In Antiques & Avarice, Olivia has a small antique finding business. She takes orders from people who are looking for specific antiques or types of antiques. The part of her job that she most loves is going to estate auctions, house sales and yard sales looking for things for her clients and usually finding a few little things for herself as well.
Quite a few of the things she finds need some restoration and almost all need a good cleaning. Olivia enjoys most of the restorations but there times when it gets old and tiring and she has to force herself to scrape off paint and play with stinky, messy paint strippers.
If you have ever stripped wood furniture, you will understand that. It can be fun, but it can also be overwhelming and just plain nasty sometimes.

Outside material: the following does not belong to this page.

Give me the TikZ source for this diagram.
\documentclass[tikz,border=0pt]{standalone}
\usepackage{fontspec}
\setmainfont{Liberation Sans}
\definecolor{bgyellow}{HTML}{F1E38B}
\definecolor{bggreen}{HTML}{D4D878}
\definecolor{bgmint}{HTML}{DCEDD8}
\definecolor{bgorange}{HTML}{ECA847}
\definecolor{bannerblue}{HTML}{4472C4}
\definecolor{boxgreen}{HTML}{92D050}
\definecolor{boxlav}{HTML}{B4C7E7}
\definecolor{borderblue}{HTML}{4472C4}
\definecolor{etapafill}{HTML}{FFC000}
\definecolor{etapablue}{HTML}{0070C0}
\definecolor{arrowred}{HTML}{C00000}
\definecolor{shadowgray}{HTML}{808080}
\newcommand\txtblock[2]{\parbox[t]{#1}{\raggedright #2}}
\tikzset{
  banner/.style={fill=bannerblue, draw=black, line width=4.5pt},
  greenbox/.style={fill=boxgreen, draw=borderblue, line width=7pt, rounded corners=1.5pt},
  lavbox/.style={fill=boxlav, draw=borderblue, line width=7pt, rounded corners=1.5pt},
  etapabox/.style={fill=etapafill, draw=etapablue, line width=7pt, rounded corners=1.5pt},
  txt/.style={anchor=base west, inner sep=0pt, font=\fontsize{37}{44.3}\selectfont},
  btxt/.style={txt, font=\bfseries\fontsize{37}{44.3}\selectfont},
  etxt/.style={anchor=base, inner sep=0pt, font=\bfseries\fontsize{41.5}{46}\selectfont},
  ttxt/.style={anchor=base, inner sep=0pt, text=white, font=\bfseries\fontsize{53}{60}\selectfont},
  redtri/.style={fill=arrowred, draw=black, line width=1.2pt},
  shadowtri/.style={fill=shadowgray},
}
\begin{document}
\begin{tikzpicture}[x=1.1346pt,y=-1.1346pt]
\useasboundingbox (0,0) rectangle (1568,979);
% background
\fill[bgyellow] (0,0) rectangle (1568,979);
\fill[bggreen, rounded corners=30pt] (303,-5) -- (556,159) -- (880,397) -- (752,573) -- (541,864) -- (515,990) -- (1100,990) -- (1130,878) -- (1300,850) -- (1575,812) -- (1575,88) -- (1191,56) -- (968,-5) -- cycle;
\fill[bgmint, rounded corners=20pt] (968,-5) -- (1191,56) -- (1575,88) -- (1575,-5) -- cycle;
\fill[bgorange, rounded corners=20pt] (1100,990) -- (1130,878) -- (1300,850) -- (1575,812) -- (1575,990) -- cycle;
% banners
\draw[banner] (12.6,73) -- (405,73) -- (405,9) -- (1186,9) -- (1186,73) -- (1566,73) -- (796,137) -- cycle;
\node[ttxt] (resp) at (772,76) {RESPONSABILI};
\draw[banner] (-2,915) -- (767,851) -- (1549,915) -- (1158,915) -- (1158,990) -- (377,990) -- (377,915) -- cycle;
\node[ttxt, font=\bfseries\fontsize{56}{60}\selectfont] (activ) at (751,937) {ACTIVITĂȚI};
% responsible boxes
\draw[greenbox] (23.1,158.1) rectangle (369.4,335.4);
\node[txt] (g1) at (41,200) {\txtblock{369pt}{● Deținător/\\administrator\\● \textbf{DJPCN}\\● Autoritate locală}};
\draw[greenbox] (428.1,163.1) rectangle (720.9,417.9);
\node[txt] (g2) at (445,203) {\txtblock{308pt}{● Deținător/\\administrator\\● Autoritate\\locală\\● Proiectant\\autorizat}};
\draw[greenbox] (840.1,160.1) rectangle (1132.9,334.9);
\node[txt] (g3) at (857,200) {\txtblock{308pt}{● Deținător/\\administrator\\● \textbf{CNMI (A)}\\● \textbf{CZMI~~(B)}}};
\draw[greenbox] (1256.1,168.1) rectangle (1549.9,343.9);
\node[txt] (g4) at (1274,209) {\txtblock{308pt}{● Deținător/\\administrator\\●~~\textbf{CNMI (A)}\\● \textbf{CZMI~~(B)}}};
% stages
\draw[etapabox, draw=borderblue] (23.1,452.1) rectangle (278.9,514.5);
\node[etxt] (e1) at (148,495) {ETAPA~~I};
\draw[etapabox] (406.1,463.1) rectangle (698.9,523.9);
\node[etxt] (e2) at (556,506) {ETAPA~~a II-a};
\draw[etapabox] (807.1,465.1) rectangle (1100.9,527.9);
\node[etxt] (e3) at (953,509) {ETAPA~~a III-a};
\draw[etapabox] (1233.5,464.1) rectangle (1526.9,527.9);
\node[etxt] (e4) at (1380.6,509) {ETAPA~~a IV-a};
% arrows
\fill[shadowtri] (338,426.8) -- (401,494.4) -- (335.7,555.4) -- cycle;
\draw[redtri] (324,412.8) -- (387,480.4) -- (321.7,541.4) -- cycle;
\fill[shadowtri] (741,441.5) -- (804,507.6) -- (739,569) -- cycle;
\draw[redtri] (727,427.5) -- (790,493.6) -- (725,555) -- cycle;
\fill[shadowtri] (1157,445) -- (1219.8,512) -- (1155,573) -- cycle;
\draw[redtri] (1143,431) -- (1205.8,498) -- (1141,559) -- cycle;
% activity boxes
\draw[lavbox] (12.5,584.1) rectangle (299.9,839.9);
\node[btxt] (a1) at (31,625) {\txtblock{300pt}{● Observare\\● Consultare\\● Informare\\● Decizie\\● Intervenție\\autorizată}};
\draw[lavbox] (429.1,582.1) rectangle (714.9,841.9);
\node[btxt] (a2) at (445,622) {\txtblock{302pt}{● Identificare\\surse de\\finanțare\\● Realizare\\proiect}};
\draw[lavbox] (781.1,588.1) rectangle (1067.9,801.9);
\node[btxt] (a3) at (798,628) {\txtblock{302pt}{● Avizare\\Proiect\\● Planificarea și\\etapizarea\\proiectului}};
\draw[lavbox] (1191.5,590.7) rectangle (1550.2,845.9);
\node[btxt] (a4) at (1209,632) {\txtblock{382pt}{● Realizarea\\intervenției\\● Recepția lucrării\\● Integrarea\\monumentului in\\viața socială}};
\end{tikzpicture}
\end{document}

The Tiger Oak chest of drawers that Olivia finds at the auction and sells to a client was based on a similar one I found at the dump. It had been painted over a few times, but was such a pretty shaped piece that I took it home and stripped all the old paint off, to discover a lovely tiger oak chest of drawers from around the 1930's. There were a couple of dings in it, but, to me, that just adds character.
You can never be sure what you will find underneath the paint, and you can spend hours of hard back aching tedious work only to realize there was a reason it was painted, such as discovering that a chair seat was made from three different pieces of wood, none of which matched each other.
Olivia is like me in at least one way. She loves antiques, especially old furniture and wood items, enough to take the risk of wasting time and energy on the chance that it is worth saving the piece.